# Newbie Needs help



## Guest (Nov 10, 2008)

Hello, I just bought a RCA model number RT2870. And I need some help with setting up the the speakers to make it sound great. I'm really new into the who Home Theater systems so any help would be great.


----------



## eugovector (Sep 4, 2006)

Hi Tyler.

Start be reading the manual and following the instructions there. When you have specific questions, post them here and we'll be happy to help.

Marshall


----------



## tonyvdb (Sep 5, 2007)

Hi Tyler, Welcome to the Shack!

When you say that you need help with the speaker setup to make it sound good are you saying placement?


----------



## Guest (Nov 10, 2008)

I have read the manual it doesnt really say anything. I need help setting the speakers on the receiver so they sound good.

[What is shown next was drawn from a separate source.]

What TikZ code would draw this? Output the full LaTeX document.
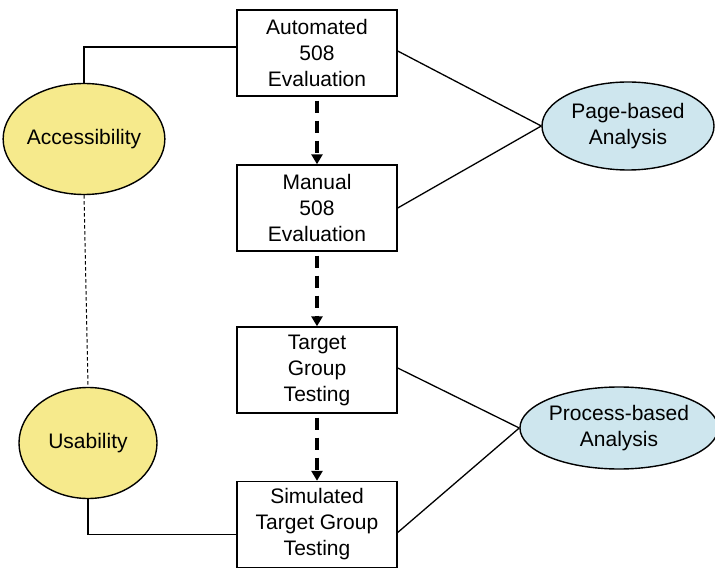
\documentclass[tikz,border=0pt]{standalone}
\usepackage{fontspec}
\setmainfont{Liberation Sans}
\usetikzlibrary{shapes.geometric, arrows.meta}
\definecolor{goalyellow}{RGB}{246,234,140}
\definecolor{kindblue}{RGB}{206,230,238}

\begin{document}
\begin{tikzpicture}[x=1pt, y=-1pt, font=\fontsize{21}{26}\selectfont,
  stage/.style={draw, line width=1.4pt, fill=white, minimum width=160pt,
    minimum height=86pt, inner sep=0pt, align=center},
  goal/.style={ellipse, draw, line width=1.4pt, fill=goalyellow, inner sep=0pt,
    minimum width=138pt, minimum height=111pt, align=center},
  kind/.style={ellipse, draw, line width=1.4pt, fill=kindblue, inner sep=0pt,
    align=center},
  link/.style={line width=1.3pt},
  flow/.style={line width=3.4pt, dash pattern=on 12pt off 8pt, shorten <=4pt,
    -{Triangle[width=11pt, length=10pt]}}]
  \useasboundingbox (0,0) rectangle (715,569);

  % evaluation stages
  \node[stage] (auto) at (317,53) {Automated\\508\\Evaluation};
  \node[stage] (manual) at (317,208) {Manual\\508\\Evaluation};
  \node[stage] (target) at (317,370) {Target\\Group\\Testing};
  \node[stage] (sim) at (317,524.5) {Simulated\\Target Group\\Testing};

  % goals
  \node[goal] (acc) at (84,139) {Accessibility};
  \node[goal] (use) at (88,443) {Usability};

  % kinds of analysis
  \node[kind, minimum width=172pt, minimum height=88pt] (page) at (628,126) {Page-based\\Analysis};
  \node[kind, minimum width=180pt, minimum height=82pt] (proc) at (619,428) {Process-based\\Analysis};

  % order of the stages
  \draw[flow] (auto) -- (manual);
  \draw[flow] (manual) -- (target);
  \draw[flow] (target) -- (sim);

  % goals to stages
  \draw[link] (acc.north) |- ([yshift=6pt]auto.west);
  \draw[link] (use.south) |- ([yshift=-10pt]sim.west);
  \draw[line width=1pt, dash pattern=on 3.5pt off 2.5pt] (acc.south) -- (use.north);

  % stages to analysis
  \draw[link] ([yshift=2pt]auto.east) -- (page.west);
  \draw[link] (manual.east) -- (page.west);
  \draw[link] ([yshift=2pt]target.east) -- (proc.west);
  \draw[link] ([yshift=-8pt]sim.east) -- (proc.west);
\end{tikzpicture}
\end{document}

IE levels, for all the speakers, dobly digtal stuff like that


----------



## tonyvdb (Sep 5, 2007)

does the receiver have some sort of tone or noise test tone for setting levels?


----------



## Guest (Nov 10, 2008)

Yes it has a test button the remote, I just cant get to to sound good at all I watched Transformers lastnight and I had to turn it up really loud to hear it.


----------



## Guest (Nov 10, 2008)

I'm also using optical from my cable box to the receiver


----------



## tonyvdb (Sep 5, 2007)

Ok, in the menu of the receiver (on screen) there should be adjustments for each channel, use the test tone to set all the speakers to be at the same volume when sitting in the listening position. start with the fronts set at "0" (I assume that the level adjustments go from a "-10 to +10" or something like that). What are they set at now?
How big is your room?


----------



## Guest (Nov 10, 2008)

Yes it goes from -10 to 10 I have all the speakers set +6 and the subwoofer at -5.. My living room is small i would say the tv to my couch is 6 feet


----------



## tonyvdb (Sep 5, 2007)

Just for your info have a look at this thread as it will answer some of your questions. 

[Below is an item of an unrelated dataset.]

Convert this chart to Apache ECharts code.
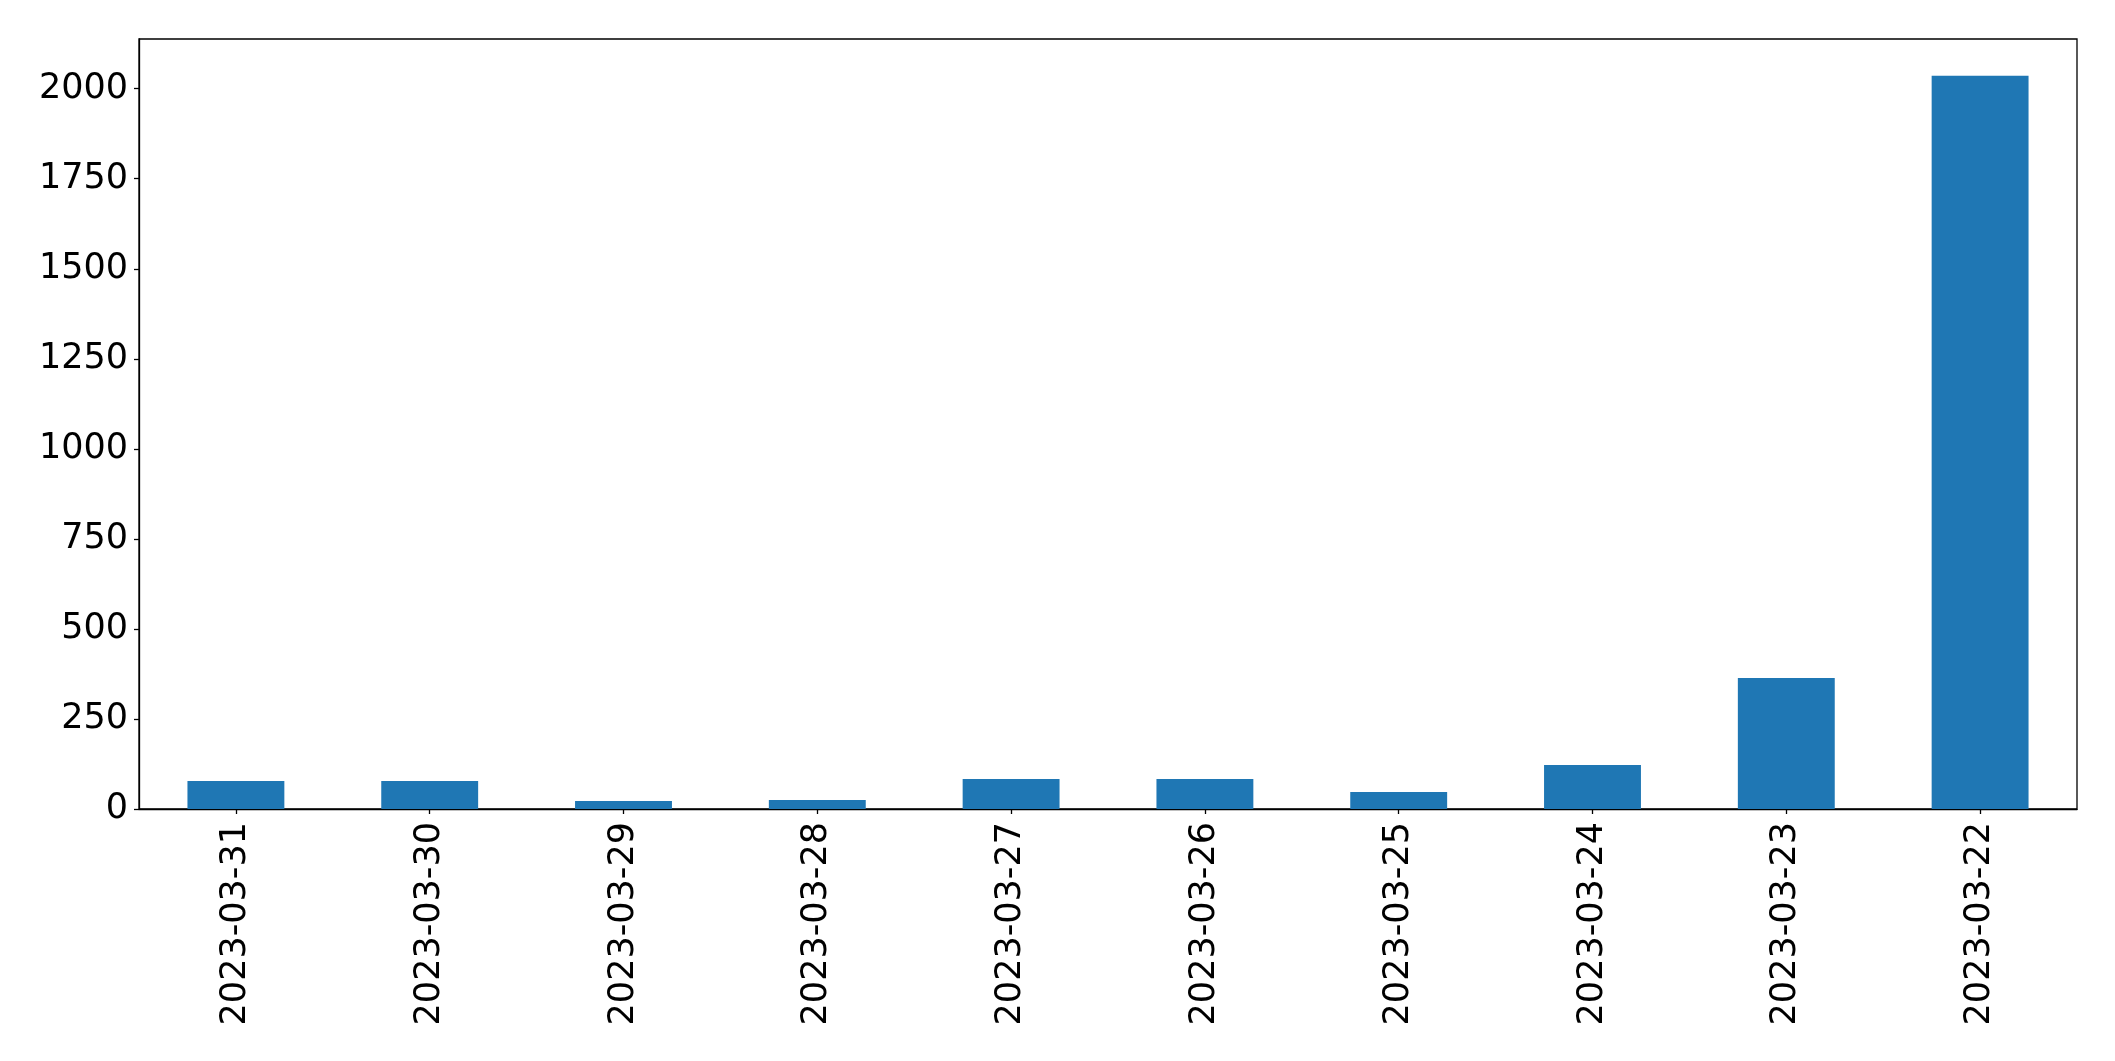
<!DOCTYPE html>
<html>
<head>
<meta charset="utf-8">
<script src="https://cdn.jsdelivr.net/npm/echarts@6/dist/echarts.min.js"></script>
<style>
html,body{margin:0;padding:0;background:#fff;}
#chart{width:2115px;height:1061px;}
</style>
</head>
<body>
<div id="chart"></div>
<script>
const categories = ["2023-03-31","2023-03-30","2023-03-29","2023-03-28","2023-03-27","2023-03-26","2023-03-25","2023-03-24","2023-03-23","2023-03-22"];
const values = [78, 78, 22, 25, 83, 83, 47, 122, 364, 2036];
const yTicks = [0, 250, 500, 750, 1000, 1250, 1500, 1750, 2000];
const yMax = 2138;

const font = "DejaVu Sans";
const chart = echarts.init(document.getElementById('chart'), null, {renderer: 'canvas'});
chart.setOption({
  animation: false,
  backgroundColor: '#ffffff',
  grid: {
    left: 139, right: 38, top: 39, bottom: 252,
    show: true, borderColor: '#000', borderWidth: 1.3, backgroundColor: 'transparent',
    containLabel: false
  },
  xAxis: {
    type: 'category',
    data: categories,
    boundaryGap: true,
    axisLine: {show: true, lineStyle: {color: '#000', width: 1.3}},
    axisTick: {show: true, alignWithLabel: true, length: 5, lineStyle: {color: '#000', width: 1.3}},
    axisLabel: {rotate: 90, color: '#000', fontFamily: font, fontSize: 35, margin: 13, interval: 0},
    splitLine: {show: false}
  },
  yAxis: {
    type: 'value',
    min: 0, max: yMax, interval: 250,
    axisLine: {show: true, lineStyle: {color: '#000', width: 1.3}},
    axisTick: {show: true, length: 5, lineStyle: {color: '#000', width: 1.3}, customValues: yTicks},
    axisLabel: {color: '#000', fontFamily: font, fontSize: 35, margin: 11, customValues: yTicks,
      padding: [7, 0, 0, 0],
      formatter: function (v) { return String(v); }},
    splitLine: {show: false}
  },
  series: [{
    type: 'bar',
    data: values,
    barWidth: '50%',
    itemStyle: {color: '#1f77b4'}
  }]
});
</script>
</body>
</html>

In your DVD player do you have the audio output settings set right? they need to be set to output Bitstream and make sure you dont have any setting like "night mode" or "dynamic compression" (DRC) turned on.


----------



## Guest (Nov 10, 2008)

ok i will turn off those cause they are on. What should the levels be at?


----------



## tonyvdb (Sep 5, 2007)

Unless you have a Decibel (SPL) meter its going to be tough to get the levels perfect but they shold be loud enough to be somewhat uncomfortable. I would set your mains at about +4 and the sorrounds at +2 and set the sub at +4 unless your in an apartment then keeping it lower would be better.


----------



## eyecatcher127 (May 9, 2006)

an analog spl meter from radio shack, avia dvd would be helpful in calibrating your system.


----------